On the Nigerien side, a symmetrical mistrust prevails. The transitional authorities accuse Bénin of having allowed the presence of elements hostile to the military government on its territory after the 2023 coup. Niamey has repeatedly alleged that Cotonou harbors training bases, accusations that Beninese authorities have consistently denied. This climate of mutual suspicion explains why, as Olivier Vallée suggests, both sides continue to fear infiltrations, whether jihadist or political.

A conditional diplomatic thaw

The arrival of Romuald Wadagni to the Beninese presidency partially reshuffles the cards. As a former Minister of Finance highly regarded by international donors, he inherits a situation where economic interests strongly advocate for a swift resolution. The full resumption of Nigerien crude oil exports through the Beninese terminal represents an annual stake of several hundred billion CFA francs for both national treasuries.
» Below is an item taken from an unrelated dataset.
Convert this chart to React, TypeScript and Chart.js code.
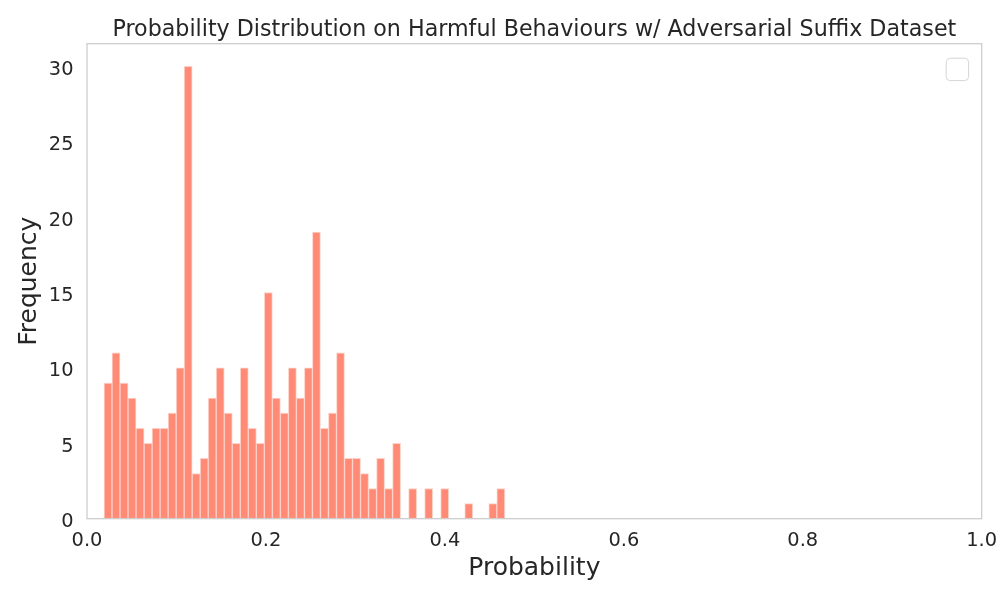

Nevertheless, the timeline for a full reopening remains uncertain. Several technical stages are anticipated, including the establishment of reinforced control protocols at Malanville, the potential reactivation of a joint security commission, and the clarification of the status of nationals from both countries who have been stranded since 2023. Niger’s shift towards a new regional cooperation dynamic, having left ECOWAS alongside Mali and Burkina Faso to form the Confederation of Sahel States, adds an additional layer of institutional complexity. The gesture made in Cotonou represents the most tangible political signal since the onset of the crisis.